Smallmouth Bass are loved by anglers because of their “trout-like” nature and spirited fight that make them really fun to fish. They are not a popular fish for eating; most anglers fish them for the sport and then release them.
Smallmouth bass were named because their lower jaw does not extend past their eye. You can also identify them by the connected spiny and soft dorsal fins. The markings along their side have a vertical pattern, and the cheeks will have bronze streaks which is why they are sometimes called “bronzebacks.”
Hubbard Lake: Located about 30 minutes South of Alpena, Hubbard Lake is one of Michigan’s largest inland
lakes and is known for its incredible water clarity. The lake covers 8,850 acres and is 85 feet deep at its max. Although the lake is very popular for smallmouth bass fishing, the fish are so abundant they’ve received very little pressure. You will find some largemouth bass throughout the lake as well.
Long Lake: Long Lake is located just north of Alpena, adjacent to Grand Lake. Its size is 5,652 acres and about 25 feet at its deepest. This all-sports lake is known for its clear and shallow water and its wind effects that help maintain a fairly consistent temperature throughout the lake. You will find both largemouth bass and smallmouth bass.
Grand Lake: Grand Lake, just north of Alpena is 5,660 acres and about 20 feet at its deepest. Reeds, rocks, and a number of small islands, along with its large size, make it a great choice for anglers looking for a challenge.
Grand Lake has some really nice smallmouths in it, and in plenty. The smallmouths will typically range from 14 – 18 inches up to 21 or 22 inches.
Fletcher Pond: This backwater of the Upper South Branch of the Thunder Bay River is one of Michigan’s steadiest producers of trophy largemouths. Fletcher’s Pond is a shallow, stump-filled largemouth factory famous for its clear cold water. Created in 1931, Fletcher’s Pond covers approximately 9,000 acres of what was once a cedar forest.

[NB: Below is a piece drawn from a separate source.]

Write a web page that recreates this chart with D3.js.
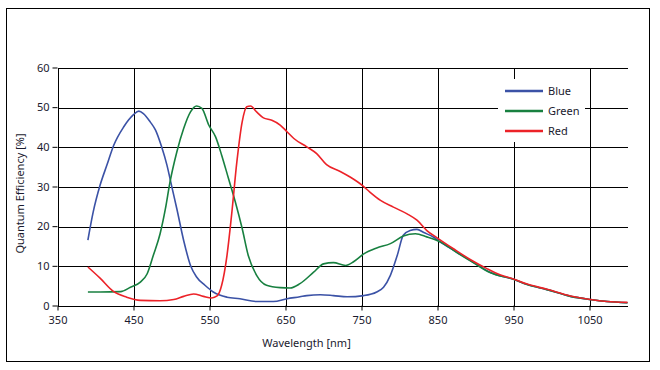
<!DOCTYPE html>
<html>
<head>
<meta charset="utf-8">
<script src="https://cdn.jsdelivr.net/npm/d3@7"></script>
<style>
  body { margin: 0; background: #fff; }
  svg { display: block; font-family: "Noto Sans", "Open Sans", sans-serif; }
  .tick-text { font-size: 11px; fill: #1a1a2e; font-family: "Noto Sans", sans-serif; }
  .axis-label { font-size: 11px; fill: #1a1a2e; }
  .grid-line { stroke: #000; stroke-width: 1; shape-rendering: crispEdges; }
  .qe-line { fill: none; stroke-width: 1.6; stroke-linejoin: round; }
</style>
</head>
<body>
<svg id="chart" width="660" height="370"></svg>
<script>
// ── QUANTUM EFFICIENCY CHART ──────────────────────────────────────────────

// data (wavelength nm, QE %)
const blueNm = [390, 397, 406, 415, 424, 437, 450, 457, 463, 472, 479, 487, 494, 500, 507, 516, 525, 533, 544, 555, 573, 590, 612, 634, 652, 669, 678, 696, 713, 731, 753, 770, 779, 788, 797, 805, 814, 823, 832, 845, 853, 875, 897, 919, 950, 968, 994, 1025, 1051, 1073, 1100];
const blueQE = [16.5, 23.6, 30.3, 35.4, 40.4, 45, 48.1, 49, 48.4, 46.3, 44.2, 40, 35.4, 30.3, 24.4, 16.4, 10.1, 7.2, 5.1, 3.4, 2.1, 1.7, 1.0, 1.0, 1.7, 2.2, 2.5, 2.7, 2.5, 2.2, 2.5, 3.4, 4.6, 7.6, 12.6, 17.7, 18.9, 19.2, 18.4, 17.2, 16.1, 13.5, 10.9, 8.4, 6.6, 5.3, 4.0, 2.3, 1.5, 1.0, 0.7];

const greenNm = [390, 406, 433, 446, 459, 468, 476, 485, 492, 498, 507, 516, 525, 533, 540, 549, 558, 566, 575, 584, 593, 601, 612, 625, 643, 656, 669, 687, 700, 713, 729, 740, 753, 770, 788, 805, 821, 836, 854, 875, 897, 919, 950, 968, 994, 1025, 1051, 1073, 1100];
const greenQE = [3.4, 3.4, 3.5, 4.6, 5.9, 8, 12.6, 18.1, 24.4, 31.1, 38.7, 44.6, 48.8, 50.3, 49.7, 45.5, 42.5, 37.9, 32, 26.1, 19.4, 12.6, 7.6, 5.1, 4.5, 4.4, 5.5, 8.4, 10.5, 10.8, 10.1, 11.1, 13, 14.5, 15.6, 17.5, 18.1, 17.3, 16, 13.4, 10.8, 8.3, 6.6, 5.3, 4.0, 2.3, 1.5, 1.0, 0.7];

const redNm = [390, 406, 424, 441, 459, 485, 503, 516, 529, 542, 553, 560, 566, 573, 579, 586, 593, 599, 604, 612, 621, 632, 643, 652, 661, 678, 691, 704, 722, 735, 751, 761, 775, 792, 810, 823, 836, 850, 871, 893, 915, 933, 950, 968, 994, 1025, 1051, 1073, 1100];
const redQE = [9.7, 6.9, 3.5, 2.1, 1.3, 1.2, 1.5, 2.3, 2.9, 2.3, 1.9, 2.4, 5.1, 12.6, 22.7, 36.2, 46.3, 50.1, 50.3, 48.8, 47.3, 46.7, 45.5, 43.8, 42.1, 40, 38.3, 35.5, 33.8, 32.4, 30.3, 28.6, 26.5, 24.8, 23.1, 21.5, 18.9, 17, 14.3, 11.6, 9.3, 7.7, 6.7, 5.4, 4.1, 2.4, 1.5, 1.0, 0.8];

const seriesNames = ["Blue", "Green", "Red"];
const seriesColors = ["#3b52a6", "#188040", "#ec2228"];
const xTicks = [350, 450, 550, 650, 750, 850, 950, 1050];
const yTicks = [0, 10, 20, 30, 40, 50, 60];

const series = [
  { name: seriesNames[0], color: seriesColors[0], nm: blueNm, qe: blueQE },
  { name: seriesNames[1], color: seriesColors[1], nm: greenNm, qe: greenQE },
  { name: seriesNames[2], color: seriesColors[2], nm: redNm, qe: redQE },
];

const svg = d3.select("#chart");
const width = 660, height = 370;
const margin = { top: 67.5, right: 32.5, bottom: 64.5, left: 57.5 };
const innerWidth = width - margin.left - margin.right;
const innerHeight = height - margin.top - margin.bottom;

// outer frame
svg.append("rect")
  .attr("x", 6.5).attr("y", 8.5)
  .attr("width", 643).attr("height", 353)
  .attr("fill", "none").attr("stroke", "#000").attr("stroke-width", 1);

const xScale = d3.scaleLinear().domain([350, 1100]).range([0, innerWidth]);
const yScale = d3.scaleLinear().domain([0, 60]).range([innerHeight, 0]);

const group = svg.append("g")
  .attr("transform", `translate(${margin.left},${margin.top})`);

// Y axis: ticks + horizontal grid
const yAxis = group.append("g")
  .call(d3.axisLeft(yScale).tickValues(yTicks).tickSize(5).tickPadding(3).tickFormat(d3.format("d")));
yAxis.select(".domain").remove();
yAxis.selectAll(".tick line").attr("stroke", "#000");
yAxis.selectAll("text").attr("class", "tick-text");
group.append("g")
  .selectAll("line")
  .data(yTicks)
  .join("line")
  .attr("class", "grid-line")
  .attr("x1", 0).attr("x2", innerWidth)
  .attr("y1", (d) => Math.round(yScale(d)) + 0.5)
  .attr("y2", (d) => Math.round(yScale(d)) + 0.5);

// X axis: ticks + vertical grid
const xAxis = group.append("g")
  .attr("transform", `translate(0,${innerHeight})`)
  .call(d3.axisBottom(xScale).tickValues(xTicks).tickSize(5).tickPadding(6).tickFormat(d3.format("d")));
xAxis.select(".domain").remove();
xAxis.selectAll(".tick line").attr("stroke", "#000");
xAxis.selectAll("text").attr("class", "tick-text");
group.append("g")
  .selectAll("line")
  .data(xTicks)
  .join("line")
  .attr("class", "grid-line")
  .attr("x1", (d) => Math.round(xScale(d)) + 0.5)
  .attr("x2", (d) => Math.round(xScale(d)) + 0.5)
  .attr("y1", 0).attr("y2", innerHeight);

// Axis labels
group.append("text")
  .attr("class", "axis-label")
  .attr("x", 249)
  .attr("y", innerHeight + 41)
  .attr("text-anchor", "middle")
  .text("Wavelength [nm]");
group.append("text")
  .attr("class", "axis-label")
  .attr("transform", "rotate(-90)")
  .attr("x", -126)
  .attr("y", -34)
  .attr("text-anchor", "middle")
  .text("Quantum Efficiency [%]");

// curves
const lineGen = d3.line()
  .x((d) => xScale(d[0]))
  .y((d) => yScale(d[1]))
  .curve(d3.curveMonotoneX);

series.forEach((s) => {
  group.append("path")
    .attr("class", "qe-line")
    .attr("stroke", s.color)
    .attr("d", lineGen(s.nm.map((n, i) => [n, s.qe[i]])));
});

// legend with white background covering the grid
const legend = svg.append("g");
legend.append("rect")
  .attr("x", 498).attr("y", 79)
  .attr("width", 87).attr("height", 63)
  .attr("fill", "#fff");
series.forEach((s, i) => {
  const ly = 91 + i * 20;
  legend.append("line")
    .attr("x1", 505).attr("x2", 543)
    .attr("y1", ly).attr("y2", ly)
    .attr("stroke", s.color).attr("stroke-width", 2.5);
  legend.append("text")
    .attr("class", "tick-text")
    .attr("x", 548).attr("y", ly + 4)
    .text(s.name);
});
</script>
</body>
</html>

Alpena Wildlife Sanctuary (Lake Besser): The Alpena Wildlife Sanctuary, once called Lake Besser, is another portion of the Thunder Bay River that is popular with anglers, especially when fishing for bass. At about 400 acres and 23 feet deep at its maximum depth, you will find both small and largemouth bass. There are many places to find fish near the many bays, points, timber, and backwater. There is a no-wake regulation on this body of water.
Lake Winyah: This 1,530-acre impoundment is located on the Thunder Bay River just a short drive from Alpena proper, and is sometimes referred to as the 7 Mile Pond for its location above the 7 Mile Dam. This is a great part of the river to take kids fishing.
Four-Mile Pond: The Four-Mile Pond is also part of the Thunder Bay River, located between the Seven-Mile Dam, (sometimes called Norway Point Dam), and the Four-Mile Dam. The pond is about 98 acres, and up to 20 feet deep. The bottom of the pond is mostly rock and gravel.
9th Avenue Dam: Water flow through the 9th Avenue dam creates a unique fishing environment on the Thunder Bay River. It is located one mile upstream from Lake Huron’s Thunder Bay and is the only part of the entire river that is accessible to freshwater migrating fish from Lake Huron. This portion of the river is also a designated trout stream. The easiest way to fish the pond is to either walk along the rocky shoreline, to wear waders in the shallow water, or to fish from the 9th Avenue Bridge. You will find both smallmouth and largemouth bass at this location.
THE BIG LAKE
Lake Huron’s Thunder Bay: Thunder Bay’s bass have thrived under the radar. Thunder Bay was once famous for its trout and salmon fishing and has gained some notoriety over its burgeoning walleye population, while the fantastic smallmouth fishing goes basically unnoticed.
“It’s the same fisher as Lake St. Clair or Saginaw Bay” shared local bass fanatic Paul Gohlke, “with a lot less people”. You can find bass in Thunder Bay in less than 30 feet of water all year long. About 3-4 pound bass are average and I’ve caught smallmouths just shy of 7 pounds. 5-6 pound bass are not uncommon. 20-25 fish would be an average day”. The trick with Thunder Bay in Lake Huron is to navigate the vast expanse of water to find those pockets of prime fishing potential.
Fishing Charters: You can find a list of Alpena area fishing charters at: http://www.visitalpena.com/adventures/on-the-water/
WHERE TO STAY
Hotels and Motels in the Alpena area are fisherman-friendly and can help accommodate all your needs. Find your home away from home here: http://www.visitalpena.com/stay/hotels-motels/
THINGS TO REMEMBER
Invasive species: When traveling from one body of water to the next, make sure to rinse your boat before re-launching. Controlling the spread of invasive species and protecting our water resources is everyone’s responsibility. With zebra mussel and frogbit as examples, and the new threat of Asian carp, it takes an effort from everyone to ensure that these threats are managed to the best of our abilities.
Catch & Release: While it is known that genuine bass anglers throw their catch back because the fun is in the landing, we encourage the responsible release of any throwbacks to ensure that they are not shocked by the experience. Careful release below the gunnel of the boat is recommended.
Power-loading: Power-loading is illegal at all Michigan DNR boat ramps. The prop wash throws sand, rocks, mud, and vegetation which creates a shallower launch over time that damages boats loading/unloading and/or makes the launch unusable.